Thursday, July 3, 2014

Birth parent notes from support group

I mentioned before that our next foster parent support group was on birth parent relationships, and I would share notes.  Well, it was better than just a chat about relationships; a birth mom with an open case came and shared her experiences!  As might be expected, she had a good relationship with her child's foster parents and seemed to be on track for reunification.  I was honored to hear what she had to say.  Some things that stood out:

The first time you meet birth parents, they may still be in shock.  Some may see it coming, some may not, but the trauma of losing your child causes emotional reactions sometimes out of one's control.

Seeing where the child lives is very important to them.  In this case, she has visits at the foster parents' home, which is unusual in our agency and area.  But if that isn't appropriate, we talked about how pictures of the child's room or where the child plays could be positive.

First impressions of how their child is cared for make an impact.  This mom instantly had a criticism that she later figured out was no big deal.  But she clearly remembers that worry, and how it made her legitimately fear for how her child was cared for.

Birth parents are in classes with other birth parents.  I never really thought about this, but she shared about how she realized she was lucky to have such a good relationship because she'd met other parents with kids in foster care that the relationship was non-existent or negative.  She acknowledged that she chose an attitude that helped that relationship.

Birth parents want to contribute to their child's needs.  She talked about bringing clothes and things for her child, which helped her stay in the mode of being a parent and prepare for reunification.  I asked how to balance involving birth parents in supplying a child's needs yet not wanting them to feel obligated, as we should be providing for them in our role as foster parents.  She suggested if birth parents ask if they can bring anything, suggest cheap items like pacifiers.  She couldn't think of many examples, but later I thought of books, even paperback books that then you could read at visits and at home.  I'm still thinking on this one.

Birth parents want to be consulted and informed about the little and big things.  This is where it gets tricky.  She said it was so important to her that they talked to her before lots of decisions in caring for her baby.  But what about parenting differences?  I gave her a scenario similar to Caterpillar's mom's requests for me: what if a birth parent tells me to use diaper cream for every single diaper change, rash or no rash?  She suggested exactly what I do: don't change my parenting completely especially when it would be really inconvenient or what I think is not best for the child, but acknowledge the parent by putting on diaper cream sometimes before visits, because it's clearly important to her.  I had to crack up at a birth parent telling me to put on a good show for birth parents.  It did make me think how I could ask more questions, though.  What fruit or vegetable should we try with Caterpillar next?  Do you have anything you would do as a part of bedtime routine?  These small choices could give a birth parent positive involvement.

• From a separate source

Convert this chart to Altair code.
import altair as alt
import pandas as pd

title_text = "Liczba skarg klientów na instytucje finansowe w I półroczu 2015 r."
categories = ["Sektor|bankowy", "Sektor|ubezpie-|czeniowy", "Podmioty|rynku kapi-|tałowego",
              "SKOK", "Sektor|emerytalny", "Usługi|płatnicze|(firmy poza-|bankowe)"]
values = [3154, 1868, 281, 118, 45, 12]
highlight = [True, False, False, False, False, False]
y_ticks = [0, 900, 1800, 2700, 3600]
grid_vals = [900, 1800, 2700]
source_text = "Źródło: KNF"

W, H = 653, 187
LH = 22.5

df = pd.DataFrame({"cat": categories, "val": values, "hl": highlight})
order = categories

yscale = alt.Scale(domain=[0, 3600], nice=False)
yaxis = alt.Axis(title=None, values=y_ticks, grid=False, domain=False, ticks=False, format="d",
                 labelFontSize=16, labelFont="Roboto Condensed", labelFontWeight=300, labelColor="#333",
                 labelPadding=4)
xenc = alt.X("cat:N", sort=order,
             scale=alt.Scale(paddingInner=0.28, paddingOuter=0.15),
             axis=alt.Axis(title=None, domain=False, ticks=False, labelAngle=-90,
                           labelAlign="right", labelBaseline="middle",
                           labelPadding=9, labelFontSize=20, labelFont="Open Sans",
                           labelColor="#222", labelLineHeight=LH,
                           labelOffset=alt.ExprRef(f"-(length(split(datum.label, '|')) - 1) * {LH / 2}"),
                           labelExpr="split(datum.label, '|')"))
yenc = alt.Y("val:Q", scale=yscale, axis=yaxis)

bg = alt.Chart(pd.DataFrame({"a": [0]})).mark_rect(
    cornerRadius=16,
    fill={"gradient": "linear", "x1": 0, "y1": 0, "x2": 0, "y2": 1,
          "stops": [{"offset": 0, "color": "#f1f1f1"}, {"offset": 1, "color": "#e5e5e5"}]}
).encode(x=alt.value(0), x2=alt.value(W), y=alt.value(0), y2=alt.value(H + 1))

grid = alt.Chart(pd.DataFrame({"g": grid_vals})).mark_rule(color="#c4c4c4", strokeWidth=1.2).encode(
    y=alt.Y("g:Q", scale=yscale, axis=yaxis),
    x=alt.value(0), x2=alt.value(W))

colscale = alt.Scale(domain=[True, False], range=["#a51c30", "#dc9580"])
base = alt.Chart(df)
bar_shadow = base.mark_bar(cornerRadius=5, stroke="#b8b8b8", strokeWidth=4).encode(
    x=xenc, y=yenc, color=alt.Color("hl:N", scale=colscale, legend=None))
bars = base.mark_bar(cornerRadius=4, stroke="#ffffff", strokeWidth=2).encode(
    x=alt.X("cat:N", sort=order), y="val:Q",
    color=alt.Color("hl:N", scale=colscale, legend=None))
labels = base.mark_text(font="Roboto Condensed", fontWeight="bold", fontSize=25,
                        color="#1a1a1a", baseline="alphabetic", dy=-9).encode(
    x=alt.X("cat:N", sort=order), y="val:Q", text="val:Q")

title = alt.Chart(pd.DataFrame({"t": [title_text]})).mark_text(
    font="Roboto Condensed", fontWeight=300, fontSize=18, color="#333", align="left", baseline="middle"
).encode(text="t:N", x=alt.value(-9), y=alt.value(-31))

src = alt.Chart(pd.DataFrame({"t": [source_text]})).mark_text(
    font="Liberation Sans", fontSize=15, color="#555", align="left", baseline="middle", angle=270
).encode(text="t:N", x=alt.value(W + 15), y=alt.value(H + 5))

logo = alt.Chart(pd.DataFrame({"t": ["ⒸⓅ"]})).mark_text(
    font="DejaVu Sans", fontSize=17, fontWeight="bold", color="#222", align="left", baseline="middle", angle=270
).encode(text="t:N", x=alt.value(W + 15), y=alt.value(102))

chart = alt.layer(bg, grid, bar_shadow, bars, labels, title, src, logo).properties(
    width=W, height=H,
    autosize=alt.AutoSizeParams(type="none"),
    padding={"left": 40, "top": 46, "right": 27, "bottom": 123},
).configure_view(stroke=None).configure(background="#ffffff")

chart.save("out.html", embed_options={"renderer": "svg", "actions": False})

So, as I've been working so hard on my relationship with Caterpillar's mom, it may be changing very soon.  I knew the agency was working through a list of potential relative caregivers.  They have settled on one, and while she hasn't been fully cleared yet, it's expected she will be cleared soon.  I really hope this relative is fully committed and responsive.  The caseworker is.  We'll see what happens.

It made me sad for a little more than losing Caterpillar.  I'm sad to lose his mom.  While it hasn't been easy, I know building our relationship has been a positive thing.  I'm wondering if I might be able to keep in touch with her.  She has talked about play groups that I bring my kids to, that she always wanted to bring her daughter (in a guardianship situation) but transportation is an issue.  I'm thinking about offering to pick her up and take them to the play group with me.  If I've put the pieces of information together, she lives near me, and we go there anyway.  The play groups are all about parents as teachers, and I think they'd be great for her as a parent.  I could help with this need, and still encourage her that she can do this parenting thing.  And of course, for myself, I would hear how Caterpillar is doing, and God willing, see him again sometime.  I'll be praying and considering.